Lanesboro’s population can easily double on summer weekends. The town of 780 in southeastern Minnesota is known for its scenic beauty, bike trails and quaint downtown shopping area. However, there can be too much of a good thing. As a regional tourist destination, the thousands of annual visitors create wear-and-tear on the city streets, public buildings and parks; so much so that $3.5 million in capital project needs are beyond the reach of the locals’ pocketbook.
So, Julie Kiehne, executive director of the Lanesboro Area Chamber of Commerce and City Administrator Bobbie Vickerman came before the Legislature asking to implement a local option sales tax of 0.05 percent to help cover $800,000 of the projects’ costs.
They weren’t alone with a request.
The House Property and Local Tax Division met with the Senate Taxes Committee earlier in session to hear sales tax requests from several communities, including: Fergus Falls, to pay for a new regional community ice arena; Marshall, for a training center for emergency first responders and an amateur sports center; Medford, to repay loans received from the Minnesota Public Facilities Authority; Hutchinson, to help pay off debt incurred from improvements to a water treatment facility; and Rochester, to finance several projects.
While the requests, in some form or another, made it into HF42, the omnibus tax bill, which the House passed March 28, the debate continues over the appropriateness of the local sales tax. Some say it is a local decision and the Legislature should stay out of it. Others, however, think it increases disparities among communities and shouldn’t be allowed at all.
How it began
When the local government aid program was enacted in the early 1970s to equalize funding for services across the state, cities were restricted from levying local sales and income taxes, which previous to that were an available but rarely used revenue stream. The only local sales taxes before 1971 were lodging and food and beverage taxes.
Despite the prohibition, a number of local sales taxes were authorized over the years, and in 1997, a sales tax advisory council recommended that the Legislature adopt model statutory language for the imposition and administration of the local sales taxes. The goal was to create consistency and ease compliance.

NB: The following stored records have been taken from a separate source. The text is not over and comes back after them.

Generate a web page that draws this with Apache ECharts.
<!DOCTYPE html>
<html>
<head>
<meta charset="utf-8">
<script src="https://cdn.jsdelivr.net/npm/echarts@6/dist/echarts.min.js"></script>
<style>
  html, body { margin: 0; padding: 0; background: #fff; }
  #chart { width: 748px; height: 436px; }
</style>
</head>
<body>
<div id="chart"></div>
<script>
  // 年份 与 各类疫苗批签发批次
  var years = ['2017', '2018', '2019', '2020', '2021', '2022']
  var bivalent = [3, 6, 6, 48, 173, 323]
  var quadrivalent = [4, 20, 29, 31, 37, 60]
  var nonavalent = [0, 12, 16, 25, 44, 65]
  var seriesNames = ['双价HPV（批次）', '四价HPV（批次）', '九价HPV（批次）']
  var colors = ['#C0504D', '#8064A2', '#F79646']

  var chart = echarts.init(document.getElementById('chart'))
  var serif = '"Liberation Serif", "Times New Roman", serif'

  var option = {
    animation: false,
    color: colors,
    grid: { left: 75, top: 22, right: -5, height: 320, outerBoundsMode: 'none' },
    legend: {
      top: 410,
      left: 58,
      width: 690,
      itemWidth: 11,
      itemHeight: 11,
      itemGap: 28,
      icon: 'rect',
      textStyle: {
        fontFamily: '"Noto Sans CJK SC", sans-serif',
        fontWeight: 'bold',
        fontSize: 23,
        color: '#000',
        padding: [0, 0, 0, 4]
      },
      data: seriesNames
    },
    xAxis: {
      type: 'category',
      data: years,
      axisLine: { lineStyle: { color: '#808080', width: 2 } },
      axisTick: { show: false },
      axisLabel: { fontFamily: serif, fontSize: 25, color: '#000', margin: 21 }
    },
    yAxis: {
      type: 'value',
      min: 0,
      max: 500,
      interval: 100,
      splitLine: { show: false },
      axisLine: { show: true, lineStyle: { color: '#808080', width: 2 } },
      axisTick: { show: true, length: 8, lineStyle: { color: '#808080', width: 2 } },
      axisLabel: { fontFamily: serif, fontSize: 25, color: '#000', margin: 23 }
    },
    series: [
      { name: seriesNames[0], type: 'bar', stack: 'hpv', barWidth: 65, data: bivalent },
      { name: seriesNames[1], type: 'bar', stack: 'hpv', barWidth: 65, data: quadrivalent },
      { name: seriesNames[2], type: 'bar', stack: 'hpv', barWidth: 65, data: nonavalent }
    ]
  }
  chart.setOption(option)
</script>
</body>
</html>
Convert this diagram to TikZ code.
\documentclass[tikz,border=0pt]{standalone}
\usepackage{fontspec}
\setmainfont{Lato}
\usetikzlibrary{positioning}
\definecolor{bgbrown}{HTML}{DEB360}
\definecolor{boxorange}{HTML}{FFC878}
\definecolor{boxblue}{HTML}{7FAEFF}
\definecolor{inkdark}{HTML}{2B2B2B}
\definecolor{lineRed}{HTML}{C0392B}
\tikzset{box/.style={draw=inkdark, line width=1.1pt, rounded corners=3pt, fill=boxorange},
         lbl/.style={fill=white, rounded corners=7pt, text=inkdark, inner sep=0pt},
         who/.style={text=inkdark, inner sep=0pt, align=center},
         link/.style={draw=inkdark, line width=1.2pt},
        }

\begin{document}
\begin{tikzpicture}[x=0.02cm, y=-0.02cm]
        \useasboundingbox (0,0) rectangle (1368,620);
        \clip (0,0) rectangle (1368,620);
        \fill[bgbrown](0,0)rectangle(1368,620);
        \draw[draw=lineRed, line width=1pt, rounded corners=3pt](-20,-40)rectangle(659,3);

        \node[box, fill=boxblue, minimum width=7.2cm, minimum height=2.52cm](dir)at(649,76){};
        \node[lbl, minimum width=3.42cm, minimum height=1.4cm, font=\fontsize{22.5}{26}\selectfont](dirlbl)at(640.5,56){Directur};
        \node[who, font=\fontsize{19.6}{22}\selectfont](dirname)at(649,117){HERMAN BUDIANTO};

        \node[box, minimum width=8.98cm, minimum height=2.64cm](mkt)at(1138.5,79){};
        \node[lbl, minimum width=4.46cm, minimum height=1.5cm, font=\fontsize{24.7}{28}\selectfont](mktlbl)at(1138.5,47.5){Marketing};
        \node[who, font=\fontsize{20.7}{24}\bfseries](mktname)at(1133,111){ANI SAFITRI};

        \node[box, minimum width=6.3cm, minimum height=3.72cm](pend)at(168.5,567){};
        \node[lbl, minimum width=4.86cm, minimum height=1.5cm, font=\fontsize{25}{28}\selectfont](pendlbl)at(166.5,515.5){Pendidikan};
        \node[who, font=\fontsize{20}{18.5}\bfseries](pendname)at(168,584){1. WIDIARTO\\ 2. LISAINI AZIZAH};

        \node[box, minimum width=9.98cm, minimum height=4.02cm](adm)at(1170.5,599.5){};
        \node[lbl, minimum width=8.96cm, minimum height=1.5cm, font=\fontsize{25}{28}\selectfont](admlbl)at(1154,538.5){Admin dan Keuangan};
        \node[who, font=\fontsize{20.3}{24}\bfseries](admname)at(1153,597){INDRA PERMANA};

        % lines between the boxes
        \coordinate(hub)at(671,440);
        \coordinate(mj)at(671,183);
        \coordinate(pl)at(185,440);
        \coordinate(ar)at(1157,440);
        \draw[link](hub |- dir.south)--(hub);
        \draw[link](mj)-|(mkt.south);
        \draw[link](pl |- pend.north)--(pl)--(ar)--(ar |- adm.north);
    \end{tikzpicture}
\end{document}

That year, the Legislature enacted local sales tax rules. It added language in 1998 and 1999 that set standards for authorizing new sales taxes, which included the need for legislative approval. Any jurisdiction asking for a sales tax must include to the Legislature information on the proposed tax rate, the amount of revenue to be raised, its intended use and the anticipated date when the tax would expire.
It wasn’t until 1999 that the law required a local referendum before imposing the tax. The law also specifies that the revenue may only be used to fund certain capital improvements.
Before that time, the rules governing communities implementing taxes were open-ended.
For instance, Duluth was the first community, in 1973, to implement a tax. It was at 1 percent, a half percent above the now standard 0.5 percent. With no expiration date, the money can be used for any city purpose approved by the city council.
The granting of local option sales tax requests is not a given. For instance none proposed from 2000-2004 were authorized, but a number were granted in 2005 and 2006, according to the nonpartisan House Research Department.
This year, Rochester’s request was only partially met. This became the catalyst for a heated debate on the House floor over local control.
Rochester’s 0.5 percent tax was authorized in 1983. It was initially enacted at 1 percent to raise $16 million for a civic center and $16 million for flood control. It has been renewed three times, and extended in 2005 for an Olmsted County road project. This year, the city was before the Legislature again.
Rep. Tina Liebling (DFL-Rochester) pointed to the city’s projects that, although requested, were not all included in the tax bill. She characterized the deletions as legislative interference.
“These projects were decided with citizen input and approval from the city council. This is about allowing our community to have its process respected, and allowing its citizens to vote on whether to extend the sales tax. … This is really about local control; it is about allowing the community to vote yes or no, and not having it micromanaged by the Legislature.”
Killing the Rochester sales tax was a promise that House Taxes Committee Chairman Greg Davids (R-Preston) made to his constituents, many of whom shop at the regional hub.
Why so heavy-handed? The sponsor of the omnibus tax bill said it goes to the argument of many who think local sales taxes only benefit communities with large commercial bases.
“Here we have a situation where the city of Rochester wants to raise $161 million, over half paid for by people who don’t live there. … Yeah, leave it to local control; they know best how to get the money out of other communities,” he said.
Rep. Paul Marquart (DFL-Dilworth) agrees. “It’s a fairness issue.” Those with good economic bases would benefit, while the majority of rural communities with little tax base would not, he said.
“Over time, you will see strong regional centers and all the other cities will be at a huge disadvantage,” he said.
Over the years, 23 cities have imposed a general local sales tax of 0.5 percent. Hennepin County imposes a tax of 0.15 percent for Target Field and five counties in the Twin Cities metropolitan area impose a 0.25 percent tax for transit.
As local government aid stagnates for some localities and completely disappears for others, expect the debate on local option sales taxes to continue when the House and Senate conference their different omnibus tax bills. The Senate language (SF27) contains a provision that would allow cities, through a referendum, to impose local sales taxes up to 0.5 percent for selected capital improvement projects as an offset to local government aid.